Aquatic Toxicity of Waste Stream NanoparticlesEPA Grant Number: R833317
Title: Aquatic Toxicity of Waste Stream Nanoparticles
Investigators: Gordon, Terry , Chen, Lung Chi , Wirgin, Isaac
Institution: New York University
EPA Project Officer: Packard, Benjamin H
Project Period: October 1, 2006 through September 30, 2009
Project Amount: $399,827
RFA: Exploratory Research: Nanotechnology Research Grants Investigating Environmental and Human Health Effects of Manufactured Nanomaterials: a Joint Research Solicitation-EPA, NSF, NIOSH, NIEHS (2006) RFA Text | Recipients Lists
Research Category: Nanotechnology , Health Effects , Health , Safer Chemicals
The objective of this study is to determine the biological consequences of nanoparticle contamination of the aquatic environment. We hypothesize that there will be a particle-type dependent difference in the developmental toxicity of manufactured nanoparticles in aquatic species, and in testing this hypothesis, we will: 1) measure the differential toxicity of several types of nanoparticles in an estuarine species of fish, Atlantic tomcod; and 2) identify whether the embryo and larval stage of development of tomcod are particularly susceptible to carbon nanoparticle vs. nanotube toxicity. A number of investigators have clearly demonstrated that nanoparticle toxicity in the mammalian lung is governed, in part, by particle size. Our own studies have demonstrated that freshly formed nanoparticles produce lung injury and inflammation in mice and the extent of adverse effects is influenced by particle type as well as genetic host factors. Little research has been published, however, on whether these physico-chemcial properties of nanoparticles influence their toxicity in aquatic species. Thus, while a considerable data base has been established to understand the influence of physico-chemical properties of nanoparticle toxicity in a gaseous medium, it will be critical to understand the ability of various nanoparticles to produce toxicity once they have entered the waste stream and the aquatic environment. In the proposed studies, a group of particle toxicologists will collaborate with a fish toxicologist to explore the toxicity of a variety of manufactured nanoparticles in an established fish model of aquatic toxicity.

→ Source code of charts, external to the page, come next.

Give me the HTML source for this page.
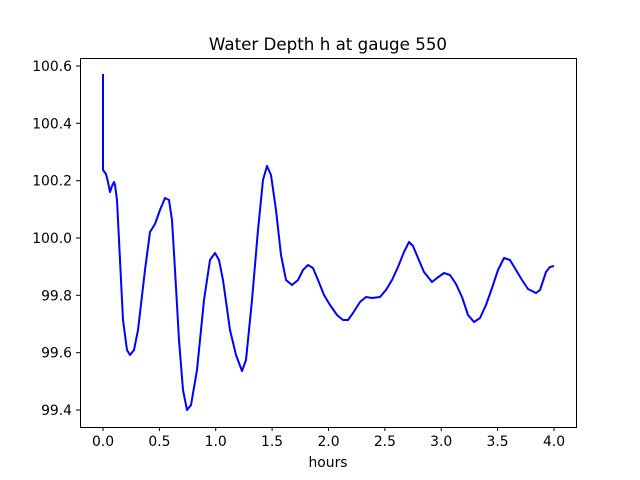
<!DOCTYPE html>
<html><head><style>body{margin:0;background:#fff}svg{display:block}text{font-family:"DejaVu Sans","Liberation Sans",sans-serif;font-size:13.9px;fill:#000}</style></head><body>
<svg width="640" height="480" viewBox="0 0 640 480">
<rect x="0" y="0" width="640" height="480" fill="#fff"/>
<text x="328" y="50" text-anchor="middle" style="font-size:16.7px">Water Depth h at gauge 550</text>
<polyline fill="none" stroke="#0000ff" stroke-width="2" stroke-linejoin="round" points="103,74 103,170 106,174 108,182 110,192 112,186 114,182 115,185 117,200 120,260 123,320 127,350 130,355 134,350 138,330 145,270 150,232 155,224 160,210 165,198 169,200 172,220 175,270 179,340 183,390 187,410 191,405 197,370 204,300 210,260 215,253 219,260 223,280 230,330 236,355 242,371 246,360 252,300 258,230 263,180 267,166 271,175 276,210 281,255 286,280 292,285 298,280 303,270 308,265 313,268 318,280 324,295 330,305 337,315 343,320 348,320 353,313 360,302 366,297 372,298 380,297 386,290 392,280 398,267 404,252 409,242 413,246 418,258 424,272 432,282 437,278 444,273 450,275 456,284 462,297 468,315 474,322 480,318 486,305 492,288 498,270 504,258 510,260 516,270 522,280 528,289 536,293 540,290 546,272 550,267 554,266"/>
<rect x="80.5" y="58.5" width="496" height="369" fill="none" stroke="#000" stroke-width="1"/>
<g stroke="#000" stroke-width="1">
<line x1="103" y1="427" x2="103" y2="431"/><line x1="159.4" y1="427" x2="159.4" y2="431"/><line x1="215.7" y1="427" x2="215.7" y2="431"/><line x1="272.1" y1="427" x2="272.1" y2="431"/><line x1="328.5" y1="427" x2="328.5" y2="431"/><line x1="384.9" y1="427" x2="384.9" y2="431"/><line x1="441.2" y1="427" x2="441.2" y2="431"/><line x1="497.6" y1="427" x2="497.6" y2="431"/><line x1="554" y1="427" x2="554" y2="431"/>
<line x1="76" y1="66" x2="80" y2="66"/><line x1="76" y1="123.3" x2="80" y2="123.3"/><line x1="76" y1="180.7" x2="80" y2="180.7"/><line x1="76" y1="238" x2="80" y2="238"/><line x1="76" y1="295.3" x2="80" y2="295.3"/><line x1="76" y1="352.7" x2="80" y2="352.7"/><line x1="76" y1="410" x2="80" y2="410"/>
</g>
<g text-anchor="middle">
<text x="103" y="446">0.0</text><text x="159.4" y="446">0.5</text><text x="215.7" y="446">1.0</text><text x="272.1" y="446">1.5</text><text x="328.5" y="446">2.0</text><text x="384.9" y="446">2.5</text><text x="441.2" y="446">3.0</text><text x="497.6" y="446">3.5</text><text x="554" y="446">4.0</text>
<text x="328" y="467">hours</text>
</g>
<g text-anchor="end">
<text x="72" y="71">100.6</text><text x="72" y="128.3">100.4</text><text x="72" y="185.7">100.2</text><text x="72" y="243">100.0</text><text x="72" y="300.3">99.8</text><text x="72" y="357.7">99.6</text><text x="72" y="415">99.4</text>
</g>
</svg>
</body></html>
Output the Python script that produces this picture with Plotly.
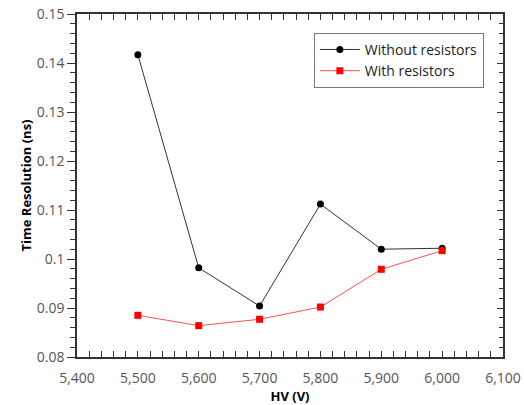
import plotly.graph_objects as go

hv = [5500, 5600, 5700, 5800, 5900, 6000]
without_res = [0.1417, 0.0982, 0.0904, 0.1112, 0.1020, 0.1022]
with_res = [0.0885, 0.0864, 0.0877, 0.0902, 0.0979, 0.1017]

x_ticks = [5400, 5500, 5600, 5700, 5800, 5900, 6000, 6100]
x_labels = ["5,400", "5,500", "5,600", "5,700", "5,800", "5,900", "6,000", "6,100"]
y_ticks = [0.08, 0.09, 0.10, 0.11, 0.12, 0.13, 0.14, 0.15]
y_labels = ["0.08", "0.09", "0.1", "0.11", "0.12", "0.13", "0.14", "0.15"]

fig = go.Figure()
fig.add_trace(go.Scatter(x=hv, y=without_res, mode="lines+markers", name="Without resistors",
                         line=dict(color="#333333", width=1),
                         marker=dict(symbol="circle", size=7, color="black")))
fig.add_trace(go.Scatter(x=hv, y=with_res, mode="lines+markers", name="With resistors",
                         line=dict(color="#ff5050", width=1),
                         marker=dict(symbol="square", size=7, color="#ff0000")))
# invisible trace for right axis
fig.add_trace(go.Scatter(x=[x_ticks[0]], y=[y_ticks[0]], yaxis="y2", mode="markers",
                         marker=dict(opacity=0), showlegend=False, hoverinfo="skip"))

tickfont = dict(family="Open Sans, Noto Sans, sans-serif", size=14, color="#555555")
fig.update_layout(
    width=524, height=405,
    margin=dict(l=77, r=21, t=14, b=48, autoexpand=False),
    paper_bgcolor="white", plot_bgcolor="white",
    font=dict(family="Open Sans, Noto Sans, sans-serif", color="#222222"),
    xaxis=dict(range=[5400, 6100], tickvals=x_ticks, ticktext=x_labels, automargin=False,
               ticks="inside", ticklen=6, tickwidth=1, tickcolor="#333333",
               showline=True, linecolor="#333333", linewidth=1.5, mirror="allticks",
               showgrid=False, zeroline=False, tickfont=tickfont, ticklabelstandoff=7,
               minor=dict(dtick=20, ticks="inside", ticklen=4, tickcolor="#333333", showgrid=False),
               title=dict(text="<b>HV (V)</b>", font=dict(size=13, color="black"), standoff=4)),
    yaxis=dict(range=[0.08, 0.15], tickvals=y_ticks, ticktext=y_labels, automargin=False,
               ticks="outside", ticklen=8, tickwidth=1, tickcolor="#333333",
               showline=True, linecolor="#333333", linewidth=1.5,
               showgrid=False, zeroline=False, tickfont=tickfont,
               minor=dict(dtick=0.002, ticks="outside", ticklen=5, tickcolor="#333333", showgrid=False),
               title=dict(text="<b>Time Resolution (ns)</b>", font=dict(size=13, color="black"), standoff=2)),
    yaxis2=dict(range=[0.08, 0.15], overlaying="y", side="right", tickvals=y_ticks, automargin=False,
                showticklabels=False, ticks="inside", ticklen=6, tickcolor="#333333",
                showline=True, linecolor="#333333", linewidth=1.5, showgrid=False, zeroline=False,
                minor=dict(dtick=0.002, ticks="inside", ticklen=4, tickcolor="#333333", showgrid=False)),
    legend=dict(x=0.556, y=0.945, xanchor="left", yanchor="top",
                bordercolor="#777777", borderwidth=1, bgcolor="white",
                font=dict(size=14, color="#222222"), tracegroupgap=0,
                itemwidth=40),
    showlegend=True,
)
fig.write_html("out.html")
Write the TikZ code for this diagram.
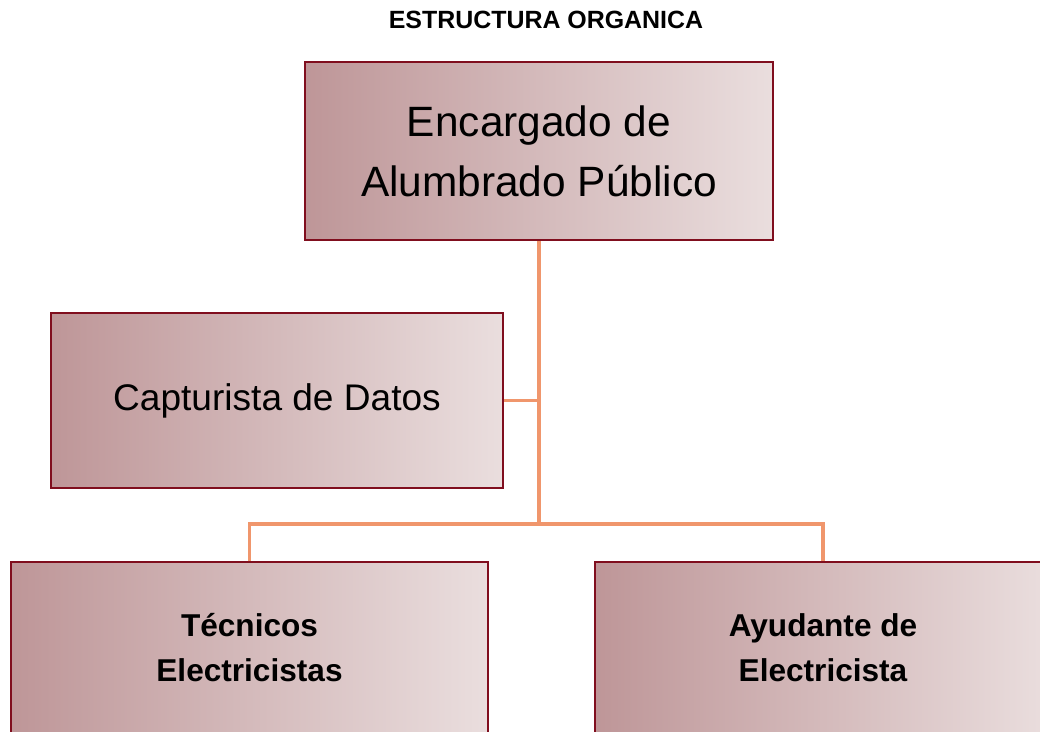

To test the hypothesis that there is a particle-type dependent difference in the aquatic toxicity of manufactured nanomaterials, we will expand our preliminary results to examine the aquatic toxicity of a wide range of nanoparticles. Our primary approach is to study the toxicity of particles present in nanoparticle manufacturers’ waste products because they have the greatest opportunity of entering the aquatic environment. We propose to study nanoparticle toxicity in tomcod fish at sensitive developmental stages: embryo and larval stages. The proposed endpoints will include: 1) basic toxicity endpoints (e.g., survival and time to hatching); 2) developmental morphology; 3) behavior (larval activity); and 4) gene expression changes.
As determined in preliminary studies, we expect that nanoparticle toxicity will be influenced by a variety of exposure conditions including particle type (e.g., carbon toner particle vs. fullerene vs. nanotube), particle concentration, stage of manufacturing process (e.g., raw soot precursor material vs. purified final material vs. sludge waste product), and the natural composition of the aqueous medium. By careful analysis of the several endpoints included in the proposed developmental toxicity experiments, this work will provide key information regarding the toxicity of emerging nanoparticle technologies and the data obtained in the proposed aquatic studies can readily be used for extrapolation to ambient environments. In summary, the results from this proposal address a number of the research needs identified in this solicitation, including toxicity and exposure assessment.